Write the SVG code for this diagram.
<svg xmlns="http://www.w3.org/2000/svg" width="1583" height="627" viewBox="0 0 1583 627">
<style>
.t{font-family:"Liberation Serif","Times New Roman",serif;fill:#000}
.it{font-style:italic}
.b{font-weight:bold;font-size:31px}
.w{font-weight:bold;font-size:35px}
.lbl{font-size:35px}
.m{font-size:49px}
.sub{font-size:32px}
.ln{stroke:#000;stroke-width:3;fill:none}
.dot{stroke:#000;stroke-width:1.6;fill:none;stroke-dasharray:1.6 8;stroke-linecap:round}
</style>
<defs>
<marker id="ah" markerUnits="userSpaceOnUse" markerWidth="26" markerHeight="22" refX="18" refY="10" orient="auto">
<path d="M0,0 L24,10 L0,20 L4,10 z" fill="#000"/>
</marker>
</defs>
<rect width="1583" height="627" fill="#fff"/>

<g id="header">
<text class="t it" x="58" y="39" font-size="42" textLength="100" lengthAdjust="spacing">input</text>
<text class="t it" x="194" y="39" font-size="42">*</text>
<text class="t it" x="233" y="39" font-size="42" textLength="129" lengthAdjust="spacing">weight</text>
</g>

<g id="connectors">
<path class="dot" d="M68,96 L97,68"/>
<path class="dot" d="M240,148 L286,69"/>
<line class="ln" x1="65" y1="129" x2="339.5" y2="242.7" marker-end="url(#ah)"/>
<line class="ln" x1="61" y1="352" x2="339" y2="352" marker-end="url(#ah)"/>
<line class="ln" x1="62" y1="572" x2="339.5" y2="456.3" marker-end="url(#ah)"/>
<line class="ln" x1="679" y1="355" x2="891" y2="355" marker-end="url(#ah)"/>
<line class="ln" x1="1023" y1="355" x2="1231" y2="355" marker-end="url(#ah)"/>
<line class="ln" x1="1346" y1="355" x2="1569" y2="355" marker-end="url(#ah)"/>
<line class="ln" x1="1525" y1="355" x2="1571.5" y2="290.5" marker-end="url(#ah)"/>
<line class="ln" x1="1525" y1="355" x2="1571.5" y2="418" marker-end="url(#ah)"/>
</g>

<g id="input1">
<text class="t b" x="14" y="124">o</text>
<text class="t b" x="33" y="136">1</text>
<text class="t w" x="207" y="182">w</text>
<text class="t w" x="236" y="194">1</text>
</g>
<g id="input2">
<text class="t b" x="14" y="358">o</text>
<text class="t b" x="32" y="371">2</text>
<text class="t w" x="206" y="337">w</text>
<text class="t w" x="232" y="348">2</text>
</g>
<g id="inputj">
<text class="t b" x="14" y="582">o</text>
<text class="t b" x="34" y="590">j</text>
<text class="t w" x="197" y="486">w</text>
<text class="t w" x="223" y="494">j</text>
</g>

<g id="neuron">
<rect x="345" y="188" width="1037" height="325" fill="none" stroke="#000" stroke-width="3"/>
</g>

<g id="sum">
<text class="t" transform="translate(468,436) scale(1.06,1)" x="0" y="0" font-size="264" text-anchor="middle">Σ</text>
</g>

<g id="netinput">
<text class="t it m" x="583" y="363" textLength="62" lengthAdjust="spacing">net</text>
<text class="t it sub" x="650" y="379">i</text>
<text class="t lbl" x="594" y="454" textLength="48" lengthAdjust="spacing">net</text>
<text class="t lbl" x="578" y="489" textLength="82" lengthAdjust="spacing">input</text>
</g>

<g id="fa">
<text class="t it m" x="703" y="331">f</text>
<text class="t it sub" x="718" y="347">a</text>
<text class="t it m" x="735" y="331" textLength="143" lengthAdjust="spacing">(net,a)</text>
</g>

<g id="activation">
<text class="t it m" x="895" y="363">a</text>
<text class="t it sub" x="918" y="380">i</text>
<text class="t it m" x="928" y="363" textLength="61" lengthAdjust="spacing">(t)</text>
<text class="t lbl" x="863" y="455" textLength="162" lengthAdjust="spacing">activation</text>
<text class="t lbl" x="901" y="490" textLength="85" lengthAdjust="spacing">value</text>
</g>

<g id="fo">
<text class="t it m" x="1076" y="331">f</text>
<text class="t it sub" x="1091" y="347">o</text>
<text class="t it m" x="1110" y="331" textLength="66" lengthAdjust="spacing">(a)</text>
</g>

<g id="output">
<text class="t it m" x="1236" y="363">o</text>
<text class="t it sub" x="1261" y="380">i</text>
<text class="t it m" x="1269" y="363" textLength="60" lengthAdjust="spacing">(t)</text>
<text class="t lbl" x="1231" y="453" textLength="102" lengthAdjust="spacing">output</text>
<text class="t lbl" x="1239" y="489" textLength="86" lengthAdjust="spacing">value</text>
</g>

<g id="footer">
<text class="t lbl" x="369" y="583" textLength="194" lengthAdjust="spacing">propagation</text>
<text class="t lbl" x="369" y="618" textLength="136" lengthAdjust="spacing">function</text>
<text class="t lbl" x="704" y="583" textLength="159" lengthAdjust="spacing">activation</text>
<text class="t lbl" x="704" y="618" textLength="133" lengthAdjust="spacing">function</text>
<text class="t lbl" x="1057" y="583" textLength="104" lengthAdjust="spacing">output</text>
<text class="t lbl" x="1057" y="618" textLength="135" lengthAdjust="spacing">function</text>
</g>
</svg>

****

> _Set problem_
Using the listing above, retype each line exactly.

> _Task solution_
Write the SVG code for this diagram.
<svg xmlns="http://www.w3.org/2000/svg" width="1583" height="627" viewBox="0 0 1583 627">
<style>
.t{font-family:"Liberation Serif","Times New Roman",serif;fill:#000}
.it{font-style:italic}
.b{font-weight:bold;font-size:31px}
.w{font-weight:bold;font-size:35px}
.lbl{font-size:35px}
.m{font-size:49px}
.sub{font-size:32px}
.ln{stroke:#000;stroke-width:3;fill:none}
.dot{stroke:#000;stroke-width:1.6;fill:none;stroke-dasharray:1.6 8;stroke-linecap:round}
</style>
<defs>
<marker id="ah" markerUnits="userSpaceOnUse" markerWidth="26" markerHeight="22" refX="18" refY="10" orient="auto">
<path d="M0,0 L24,10 L0,20 L4,10 z" fill="#000"/>
</marker>
</defs>
<rect width="1583" height="627" fill="#fff"/>

<g id="header">
<text class="t it" x="58" y="39" font-size="42" textLength="100" lengthAdjust="spacing">input</text>
<text class="t it" x="194" y="39" font-size="42">*</text>
<text class="t it" x="233" y="39" font-size="42" textLength="129" lengthAdjust="spacing">weight</text>
</g>

<g id="connectors">
<path class="dot" d="M68,96 L97,68"/>
<path class="dot" d="M240,148 L286,69"/>
<line class="ln" x1="65" y1="129" x2="339.5" y2="242.7" marker-end="url(#ah)"/>
<line class="ln" x1="61" y1="352" x2="339" y2="352" marker-end="url(#ah)"/>
<line class="ln" x1="62" y1="572" x2="339.5" y2="456.3" marker-end="url(#ah)"/>
<line class="ln" x1="679" y1="355" x2="891" y2="355" marker-end="url(#ah)"/>
<line class="ln" x1="1023" y1="355" x2="1231" y2="355" marker-end="url(#ah)"/>
<line class="ln" x1="1346" y1="355" x2="1569" y2="355" marker-end="url(#ah)"/>
<line class="ln" x1="1525" y1="355" x2="1571.5" y2="290.5" marker-end="url(#ah)"/>
<line class="ln" x1="1525" y1="355" x2="1571.5" y2="418" marker-end="url(#ah)"/>
</g>

<g id="input1">
<text class="t b" x="14" y="124">o</text>
<text class="t b" x="33" y="136">1</text>
<text class="t w" x="207" y="182">w</text>
<text class="t w" x="236" y="194">1</text>
</g>
<g id="input2">
<text class="t b" x="14" y="358">o</text>
<text class="t b" x="32" y="371">2</text>
<text class="t w" x="206" y="337">w</text>
<text class="t w" x="232" y="348">2</text>
</g>
<g id="inputj">
<text class="t b" x="14" y="582">o</text>
<text class="t b" x="34" y="590">j</text>
<text class="t w" x="197" y="486">w</text>
<text class="t w" x="223" y="494">j</text>
</g>

<g id="neuron">
<rect x="345" y="188" width="1037" height="325" fill="none" stroke="#000" stroke-width="3"/>
</g>

<g id="sum">
<text class="t" transform="translate(468,436) scale(1.06,1)" x="0" y="0" font-size="264" text-anchor="middle">Σ</text>
</g>

<g id="netinput">
<text class="t it m" x="583" y="363" textLength="62" lengthAdjust="spacing">net</text>
<text class="t it sub" x="650" y="379">i</text>
<text class="t lbl" x="594" y="454" textLength="48" lengthAdjust="spacing">net</text>
<text class="t lbl" x="578" y="489" textLength="82" lengthAdjust="spacing">input</text>
</g>

<g id="fa">
<text class="t it m" x="703" y="331">f</text>
<text class="t it sub" x="718" y="347">a</text>
<text class="t it m" x="735" y="331" textLength="143" lengthAdjust="spacing">(net,a)</text>
</g>

<g id="activation">
<text class="t it m" x="895" y="363">a</text>
<text class="t it sub" x="918" y="380">i</text>
<text class="t it m" x="928" y="363" textLength="61" lengthAdjust="spacing">(t)</text>
<text class="t lbl" x="863" y="455" textLength="162" lengthAdjust="spacing">activation</text>
<text class="t lbl" x="901" y="490" textLength="85" lengthAdjust="spacing">value</text>
</g>

<g id="fo">
<text class="t it m" x="1076" y="331">f</text>
<text class="t it sub" x="1091" y="347">o</text>
<text class="t it m" x="1110" y="331" textLength="66" lengthAdjust="spacing">(a)</text>
</g>

<g id="output">
<text class="t it m" x="1236" y="363">o</text>
<text class="t it sub" x="1261" y="380">i</text>
<text class="t it m" x="1269" y="363" textLength="60" lengthAdjust="spacing">(t)</text>
<text class="t lbl" x="1231" y="453" textLength="102" lengthAdjust="spacing">output</text>
<text class="t lbl" x="1239" y="489" textLength="86" lengthAdjust="spacing">value</text>
</g>

<g id="footer">
<text class="t lbl" x="369" y="583" textLength="194" lengthAdjust="spacing">propagation</text>
<text class="t lbl" x="369" y="618" textLength="136" lengthAdjust="spacing">function</text>
<text class="t lbl" x="704" y="583" textLength="159" lengthAdjust="spacing">activation</text>
<text class="t lbl" x="704" y="618" textLength="133" lengthAdjust="spacing">function</text>
<text class="t lbl" x="1057" y="583" textLength="104" lengthAdjust="spacing">output</text>
<text class="t lbl" x="1057" y="618" textLength="135" lengthAdjust="spacing">function</text>
</g>
</svg>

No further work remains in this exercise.